Divorce can be financially devastating. Splitting assets, legal fees, and adjusting to a single income can make it feel impossible to regain financial stability. But the truth is—you can rebuild.
In this guide, we’ll cover actionable steps to help you get back on track, strategies for smart investing, and the mindset shifts you need to make. I’ll also share my personal experience—how I went all in on Bitcoin, held for four years, and doubled my money. Risky? Absolutely. But it paid off.
Here’s how to recover financially after divorce without fear—while avoiding reckless mistakes.
Key Takeaways
- Assess your financial situation immediately—know what you owe and own.
- Create a budget that aligns with your new lifestyle.
- Boost your income through side hustles, career advancements, or investments.
- Invest wisely—taking risks without overleveraging.
- Build an emergency fund to avoid future financial crises.

Part 1: Laying the Foundation for Financial Recovery
1. Assess Your Current Financial Situation
Before making any financial moves, you need a clear picture of where you stand.

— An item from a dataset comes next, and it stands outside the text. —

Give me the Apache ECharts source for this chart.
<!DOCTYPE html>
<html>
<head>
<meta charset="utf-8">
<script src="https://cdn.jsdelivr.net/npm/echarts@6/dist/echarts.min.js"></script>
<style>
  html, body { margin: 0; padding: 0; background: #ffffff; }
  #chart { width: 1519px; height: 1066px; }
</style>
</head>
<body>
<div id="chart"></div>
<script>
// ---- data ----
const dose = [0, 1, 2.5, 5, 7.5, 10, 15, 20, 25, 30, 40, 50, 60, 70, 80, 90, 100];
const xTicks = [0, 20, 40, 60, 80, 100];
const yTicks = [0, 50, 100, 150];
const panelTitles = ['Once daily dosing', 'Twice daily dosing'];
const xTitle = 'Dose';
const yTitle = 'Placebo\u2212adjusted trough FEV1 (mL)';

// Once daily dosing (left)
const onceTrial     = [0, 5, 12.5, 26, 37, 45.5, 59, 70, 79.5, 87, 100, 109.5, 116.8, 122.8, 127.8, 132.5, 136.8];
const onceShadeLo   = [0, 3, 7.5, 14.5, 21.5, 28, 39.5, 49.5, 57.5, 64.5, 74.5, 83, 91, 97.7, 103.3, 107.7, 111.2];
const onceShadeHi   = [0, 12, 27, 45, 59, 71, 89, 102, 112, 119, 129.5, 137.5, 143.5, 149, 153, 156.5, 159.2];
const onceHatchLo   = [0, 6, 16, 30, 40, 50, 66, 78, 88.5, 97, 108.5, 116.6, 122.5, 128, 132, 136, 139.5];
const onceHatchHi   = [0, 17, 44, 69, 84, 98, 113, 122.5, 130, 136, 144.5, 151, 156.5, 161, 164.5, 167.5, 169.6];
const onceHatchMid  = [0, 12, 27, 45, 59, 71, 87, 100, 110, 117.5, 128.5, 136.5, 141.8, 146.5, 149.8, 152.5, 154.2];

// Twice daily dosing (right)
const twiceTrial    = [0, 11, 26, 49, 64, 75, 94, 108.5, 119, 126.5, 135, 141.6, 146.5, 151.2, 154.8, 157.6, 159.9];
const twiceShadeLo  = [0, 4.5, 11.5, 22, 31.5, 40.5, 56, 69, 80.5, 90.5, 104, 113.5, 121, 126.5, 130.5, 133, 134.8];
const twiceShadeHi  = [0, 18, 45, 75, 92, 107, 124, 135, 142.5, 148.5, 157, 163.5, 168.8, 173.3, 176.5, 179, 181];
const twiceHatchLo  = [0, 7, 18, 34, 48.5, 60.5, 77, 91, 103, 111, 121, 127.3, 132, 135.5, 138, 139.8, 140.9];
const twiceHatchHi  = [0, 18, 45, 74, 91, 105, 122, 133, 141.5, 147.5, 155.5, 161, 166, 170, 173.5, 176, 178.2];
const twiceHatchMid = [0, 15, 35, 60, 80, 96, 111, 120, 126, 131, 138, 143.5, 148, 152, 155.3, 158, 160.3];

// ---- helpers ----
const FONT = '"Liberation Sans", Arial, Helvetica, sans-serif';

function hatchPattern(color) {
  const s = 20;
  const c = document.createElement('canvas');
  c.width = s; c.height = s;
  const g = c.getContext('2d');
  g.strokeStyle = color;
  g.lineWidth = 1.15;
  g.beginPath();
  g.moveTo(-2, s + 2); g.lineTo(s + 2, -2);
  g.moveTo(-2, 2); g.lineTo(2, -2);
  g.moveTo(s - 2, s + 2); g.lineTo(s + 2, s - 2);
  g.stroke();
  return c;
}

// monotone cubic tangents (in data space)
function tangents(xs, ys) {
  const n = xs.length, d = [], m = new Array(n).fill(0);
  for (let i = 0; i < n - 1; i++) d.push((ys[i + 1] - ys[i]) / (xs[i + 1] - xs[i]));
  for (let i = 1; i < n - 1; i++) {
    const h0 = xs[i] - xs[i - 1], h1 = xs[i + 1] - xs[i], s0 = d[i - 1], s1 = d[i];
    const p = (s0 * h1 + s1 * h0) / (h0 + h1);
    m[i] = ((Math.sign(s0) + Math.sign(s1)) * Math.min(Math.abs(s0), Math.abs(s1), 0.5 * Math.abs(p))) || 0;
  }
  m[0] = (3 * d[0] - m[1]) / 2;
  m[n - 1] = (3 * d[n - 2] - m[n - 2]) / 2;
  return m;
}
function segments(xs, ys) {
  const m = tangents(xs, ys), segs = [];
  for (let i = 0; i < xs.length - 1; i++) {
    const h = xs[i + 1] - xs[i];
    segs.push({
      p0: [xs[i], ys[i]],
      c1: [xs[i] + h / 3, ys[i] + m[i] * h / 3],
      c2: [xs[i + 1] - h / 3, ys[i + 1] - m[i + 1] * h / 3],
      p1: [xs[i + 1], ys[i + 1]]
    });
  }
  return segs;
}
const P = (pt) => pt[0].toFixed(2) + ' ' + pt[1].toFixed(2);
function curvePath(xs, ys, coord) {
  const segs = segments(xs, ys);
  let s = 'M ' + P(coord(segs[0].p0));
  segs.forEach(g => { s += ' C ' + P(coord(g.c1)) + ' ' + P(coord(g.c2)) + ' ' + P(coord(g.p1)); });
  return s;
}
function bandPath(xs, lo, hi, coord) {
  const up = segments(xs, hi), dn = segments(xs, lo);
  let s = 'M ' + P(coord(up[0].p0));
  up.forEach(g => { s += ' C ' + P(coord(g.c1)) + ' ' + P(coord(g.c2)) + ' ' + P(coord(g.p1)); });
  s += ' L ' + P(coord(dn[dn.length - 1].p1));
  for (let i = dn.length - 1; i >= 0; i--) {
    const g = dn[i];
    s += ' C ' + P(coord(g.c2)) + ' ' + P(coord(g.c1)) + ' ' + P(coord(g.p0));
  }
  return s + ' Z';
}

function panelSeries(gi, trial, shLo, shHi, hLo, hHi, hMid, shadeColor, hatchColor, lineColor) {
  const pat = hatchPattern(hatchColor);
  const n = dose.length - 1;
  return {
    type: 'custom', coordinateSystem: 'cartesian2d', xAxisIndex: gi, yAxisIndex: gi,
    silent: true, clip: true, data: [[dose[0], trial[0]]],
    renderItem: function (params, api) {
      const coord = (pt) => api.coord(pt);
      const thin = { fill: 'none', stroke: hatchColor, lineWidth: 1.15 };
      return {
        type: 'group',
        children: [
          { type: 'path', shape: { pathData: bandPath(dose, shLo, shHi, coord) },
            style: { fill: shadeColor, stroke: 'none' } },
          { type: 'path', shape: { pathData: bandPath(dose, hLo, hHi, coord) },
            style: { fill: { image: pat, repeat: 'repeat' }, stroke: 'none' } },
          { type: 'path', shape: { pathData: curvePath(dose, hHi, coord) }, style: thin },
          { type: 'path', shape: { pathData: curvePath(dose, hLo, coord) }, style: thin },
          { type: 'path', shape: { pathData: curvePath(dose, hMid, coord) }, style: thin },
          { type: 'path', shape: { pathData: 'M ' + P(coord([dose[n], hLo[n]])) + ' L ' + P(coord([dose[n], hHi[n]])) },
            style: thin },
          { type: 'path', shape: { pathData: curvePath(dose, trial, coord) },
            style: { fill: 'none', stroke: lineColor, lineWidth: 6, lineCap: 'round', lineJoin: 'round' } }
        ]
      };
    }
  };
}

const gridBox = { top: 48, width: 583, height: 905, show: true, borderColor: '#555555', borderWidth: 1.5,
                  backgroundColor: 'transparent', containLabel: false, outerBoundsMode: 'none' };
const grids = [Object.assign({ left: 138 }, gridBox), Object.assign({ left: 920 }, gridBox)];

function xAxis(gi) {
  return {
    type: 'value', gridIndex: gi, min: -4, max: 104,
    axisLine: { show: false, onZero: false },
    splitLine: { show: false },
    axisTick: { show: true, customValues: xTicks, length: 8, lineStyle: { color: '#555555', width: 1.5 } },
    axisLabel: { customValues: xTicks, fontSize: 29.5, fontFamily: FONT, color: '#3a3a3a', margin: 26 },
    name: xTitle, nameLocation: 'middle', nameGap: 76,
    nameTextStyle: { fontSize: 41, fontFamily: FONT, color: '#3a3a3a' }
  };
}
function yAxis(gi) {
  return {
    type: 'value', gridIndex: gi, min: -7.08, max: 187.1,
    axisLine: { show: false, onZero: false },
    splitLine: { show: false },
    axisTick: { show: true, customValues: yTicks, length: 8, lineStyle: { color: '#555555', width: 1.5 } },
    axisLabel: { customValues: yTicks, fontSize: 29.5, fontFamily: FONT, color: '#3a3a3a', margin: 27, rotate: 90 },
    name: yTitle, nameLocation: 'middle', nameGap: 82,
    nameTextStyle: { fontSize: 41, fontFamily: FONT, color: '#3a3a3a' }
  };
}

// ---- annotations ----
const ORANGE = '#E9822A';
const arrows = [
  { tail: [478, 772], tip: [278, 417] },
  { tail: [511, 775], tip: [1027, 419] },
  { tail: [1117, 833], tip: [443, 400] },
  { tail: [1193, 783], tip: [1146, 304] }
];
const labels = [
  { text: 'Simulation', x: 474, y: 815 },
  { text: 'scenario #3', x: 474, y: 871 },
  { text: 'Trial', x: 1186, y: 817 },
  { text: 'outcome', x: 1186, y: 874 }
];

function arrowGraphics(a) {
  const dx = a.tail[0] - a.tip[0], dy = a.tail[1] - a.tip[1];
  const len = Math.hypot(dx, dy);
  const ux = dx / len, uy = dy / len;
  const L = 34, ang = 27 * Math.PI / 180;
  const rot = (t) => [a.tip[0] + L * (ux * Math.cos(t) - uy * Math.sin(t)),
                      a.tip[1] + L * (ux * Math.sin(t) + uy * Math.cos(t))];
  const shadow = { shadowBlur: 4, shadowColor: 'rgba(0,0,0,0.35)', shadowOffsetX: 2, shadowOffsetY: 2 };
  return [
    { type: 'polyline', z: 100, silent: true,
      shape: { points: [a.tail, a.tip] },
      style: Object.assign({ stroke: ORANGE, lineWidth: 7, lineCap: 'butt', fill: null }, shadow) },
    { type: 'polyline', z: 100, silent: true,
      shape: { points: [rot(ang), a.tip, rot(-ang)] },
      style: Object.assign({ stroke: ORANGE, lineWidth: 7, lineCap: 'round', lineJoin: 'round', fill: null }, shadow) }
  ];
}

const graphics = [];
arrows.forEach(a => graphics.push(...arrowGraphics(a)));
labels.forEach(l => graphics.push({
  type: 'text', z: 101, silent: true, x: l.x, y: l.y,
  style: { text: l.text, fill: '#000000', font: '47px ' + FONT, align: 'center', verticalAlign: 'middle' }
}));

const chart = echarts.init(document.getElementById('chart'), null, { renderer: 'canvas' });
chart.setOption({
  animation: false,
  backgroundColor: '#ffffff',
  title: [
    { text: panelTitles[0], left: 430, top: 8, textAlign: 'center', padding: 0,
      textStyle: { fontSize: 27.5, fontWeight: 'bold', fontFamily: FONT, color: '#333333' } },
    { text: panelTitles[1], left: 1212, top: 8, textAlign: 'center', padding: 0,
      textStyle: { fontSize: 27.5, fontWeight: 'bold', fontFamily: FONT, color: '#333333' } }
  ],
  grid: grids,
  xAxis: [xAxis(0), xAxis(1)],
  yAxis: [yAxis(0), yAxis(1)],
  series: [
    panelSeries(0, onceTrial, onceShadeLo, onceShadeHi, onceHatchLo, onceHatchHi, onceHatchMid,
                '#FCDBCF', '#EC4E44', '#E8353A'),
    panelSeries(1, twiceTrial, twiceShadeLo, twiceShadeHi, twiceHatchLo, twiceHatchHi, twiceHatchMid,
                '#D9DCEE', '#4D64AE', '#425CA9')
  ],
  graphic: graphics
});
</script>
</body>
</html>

- List all debts (credit cards, loans, mortgage, etc.).
- Evaluate assets (bank accounts, retirement funds, properties).
- Check your credit score—it will impact future financial decisions.
- Understand your new expenses—life after divorce often costs more.
🔹 Action Step: Create a net worth statement by listing everything you own vs. everything you owe.
2. Rebuild Your Budget for Your New Life
Post-divorce finances require a fresh budget.
- Prioritize essential expenses (rent, utilities, food).
- Cut out unnecessary costs (subscriptions, luxury items).
- Allocate money toward savings and investments.
💡 Personal Tip: After my divorce, I created a bare-bones budget for the first six months. It gave me financial breathing room and clarity.
3. Increase Your Income
A single income might not be enough to maintain your previous lifestyle.
- Negotiate a raise or look for a higher-paying job.
- Start a side hustle—freelancing, consulting, or e-commerce.
- Consider passive income sources—rental properties, dividends, or digital products.
🔹 Action Step: Find one new income stream within the next 60 days.
Part 2: Smart Investing Without Overleveraging
4. Build an Emergency Fund
Life after divorce is unpredictable. Aim for 3-6 months of living expenses in a liquid account.
💡 Why It Matters: This prevents you from selling investments at a loss if unexpected expenses arise.

5. Investing Wisely: My Bitcoin Strategy
Investing can accelerate your financial recovery—but not all risks are created equal.
My Bitcoin Story
- After my divorce, I went all in on Bitcoin.
- Held for four years—through extreme market volatility.
- Doubled my money—but it could have easily gone the other way.
Lessons Learned
✔ High risk = high reward, but only if you can afford to lose.
✔ Diversification is key—I wouldn’t put everything in crypto again.
✔ Time in the market beats timing the market.
🔹 Smart Investment Strategies (Without Overleveraging)
- Invest only what you can afford to lose in high-risk assets.
- Diversify between stocks, index funds, real estate, and crypto.
- Avoid buying on margin or excessive debt to invest.
6. Protecting Your Financial Future
- Get the right insurance (health, life, and disability).
- Plan for retirement—don’t neglect 401(k) contributions or in Canada maximize TFSA first the RRSP.
- Consider estate planning—update wills and beneficiaries post-divorce.
FAQs
1. How long does it take to financially recover from divorce?
It varies. On average, it takes 2-5 years to regain stability, but proactive financial planning can speed up the process.
2. Should I invest aggressively after divorce?
Only if you have a solid emergency fund and understand the risks. Never invest out of desperation—stick to a long-term strategy.
3. What’s the best first step after divorce financially?
Assess your income, debts, and assets. Then create a realistic budget to regain control.
💡 Final Thoughts
Recovering financially after divorce is tough, but not impossible. The key is to stay disciplined, take smart risks, and build multiple income streams.
Disclaimer : This is not financial advise for educational purposes only.